Security and Data Privacy at Airbyte
Airbyte provides a secure environment for customers and users that protects all user data following industry standard practices. From day 1, we have designed and adapted our product with security as a part of the foundation. We are currently completing the SOC2 (Type 2) data compliance certification and will undergo an independent review annually. Below we have detailed information on various parts of our security practices.
Flow of Customer Data
Airbyte extracts data from client data sources (API, file, database) and loads it into their destination platforms (warehouse, data lake). Optional transformation can be done at the client’s data destination. Think of Airbyte as the pipes moving data from Point A to point B.
Client data, besides the data listed below, is not stored or cached in Airbyte infrastructure. As soon as data has transferred from the Source to the Destination, it is purged from Airbyte infrastructure.
- Technical Logs
Technical logs are stored for troubleshooting purposes. Logs are limited to metadata and do not contain customer’s data.
- Configuration Metadata
Airbyte retains configuration details and data points such as table and column names for each integration. This information is used to configure data replication (i.e. so Airbyte knows what data to sync). It is also used in the UI so that a user can configure their sync.
- Encrypted Credentials
Most Airbyte Connectors require keys, secrets, or passwords. In Airbyte Cloud, this data is fetched and encrypted using https and stored in Google Secret Manager. We store this encrypted data so that client Connectors can continually sync without prompting credentials on every refresh. When persisting connector configurations to disk or the database, we store a version of the configuration that points to the secret in Google Secret Manager instead of the secret itself to limit the parts of the system that interact with secrets. OSS users deploy their own instance of Airbyte, and Airbyte as a company cannot access these secrets. GCP OSS users may opt to use Google Secrets Manager, otherwise we encourage OSS users to secure their Airbyte data as much as possible.

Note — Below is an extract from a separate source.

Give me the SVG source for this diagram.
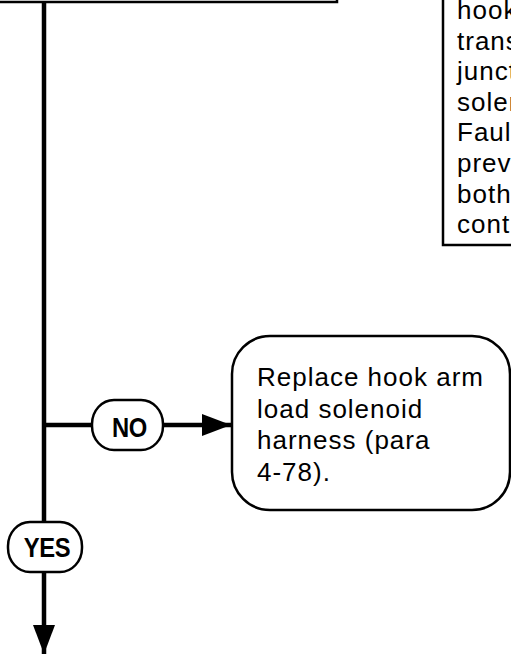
<svg xmlns="http://www.w3.org/2000/svg" width="511" height="655" viewBox="0 0 511 655">
<style>
.box{fill:#fff;stroke:#000;stroke-width:2.5}
.txt{font-family:"Liberation Sans",Arial,sans-serif;font-size:26px;letter-spacing:1px;fill:#000}
.pill{fill:#fff;stroke:#000;stroke-width:2.5}
.lbl{font-family:"Liberation Sans",Arial,sans-serif;font-size:28px;font-weight:bold;letter-spacing:-0.5px;fill:#000;text-anchor:middle}
.wire{stroke:#000;stroke-width:4.5;fill:none}
</style>
<defs>
<marker id="ah" markerUnits="userSpaceOnUse" markerWidth="30" markerHeight="24" refX="29" refY="11" orient="auto">
<path d="M0,0 L29,11 L0,22 Z" fill="#000"/>
</marker>
</defs>
<g id="connectors">
<line class="wire" x1="44" y1="2" x2="44" y2="654" marker-end="url(#ah)"/>
<line class="wire" x1="44" y1="425" x2="231" y2="425" marker-end="url(#ah)"/>
</g>
<g id="top-box">
<rect class="box" x="-10" y="-60" width="347" height="62"/>
</g>
<g id="note-box">
<rect class="box" x="443" y="-20" width="90" height="265"/>
<text class="txt" x="457" y="19">hook</text>
<text class="txt" x="457" y="49.6">trans</text>
<text class="txt" x="457" y="80.2">junct</text>
<text class="txt" x="457" y="110.8">solen</text>
<text class="txt" x="457" y="141.4">Faul</text>
<text class="txt" x="457" y="172">prev</text>
<text class="txt" x="457" y="202.6">both</text>
<text class="txt" x="457" y="233.2">cont</text>
</g>
<g id="replace">
<rect class="box" x="232" y="336" width="278" height="174" rx="38" ry="38"/>
<text class="txt" x="257" y="386">Replace hook arm</text>
<text class="txt" x="257" y="417.5">load solenoid</text>
<text class="txt" x="257" y="449">harness (para</text>
<text class="txt" x="257" y="480.5">4-78).</text>
</g>
<g id="no-label">
<rect class="pill" x="92" y="400" width="71" height="50" rx="22" ry="24"/>
<text class="lbl" transform="translate(129.5,437) scale(0.85,1)">NO</text>
</g>
<g id="yes-label">
<rect class="pill" x="8" y="522" width="74" height="50" rx="22" ry="24"/>
<text class="lbl" transform="translate(47,556.5) scale(0.85,1)">YES</text>
</g>
</svg>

All Cloud Connectors (APIs, files, databases) pull data through encrypted channels (SSL, SSH tunnel, HTTPS) and the data transfer between our clients' infrastructure and Airbyte infrastructure is fully encrypted. Some users may elect to whitelist our server IPs to allow them to access their DB server behind a firewall. This is an optional opt-in process. In OSS, there are some Connectors that allow unencrypted data transfer (ex. when pulling from a local database) where data is never transiting the public internet or transiting to Airbyte.
User Authentication [Airbyte Cloud]
For Cloud customers, Airbyte requires that Passwords be at least 6 characters, and users will be locked out after multiple failed attempts. This can be overcome by resetting the password.
For our Cloud customers, we will soon offer the option to use OAuth and sign in with single sign-on.
Human Interaction with Infrastructure
Only certain qualified Airbyte staff are able to access Airbyte infrastructure and technical logs for deployments, upgrades, configuration changes, and troubleshooting.
Currently, Airbyte does not knowingly ingest any sensitive data (ex. PII, PHI, Credit Card, EU personal data, minors), and does not handle any sensitive data separately. In the future, we may offer the ability to mask or exclude columns so that no sensitive data arrives in the client’s warehouse. Clients are required to follow our Terms of Services, and are ultimately responsible for ensuring their data transfer is compliant in their jurisdiction.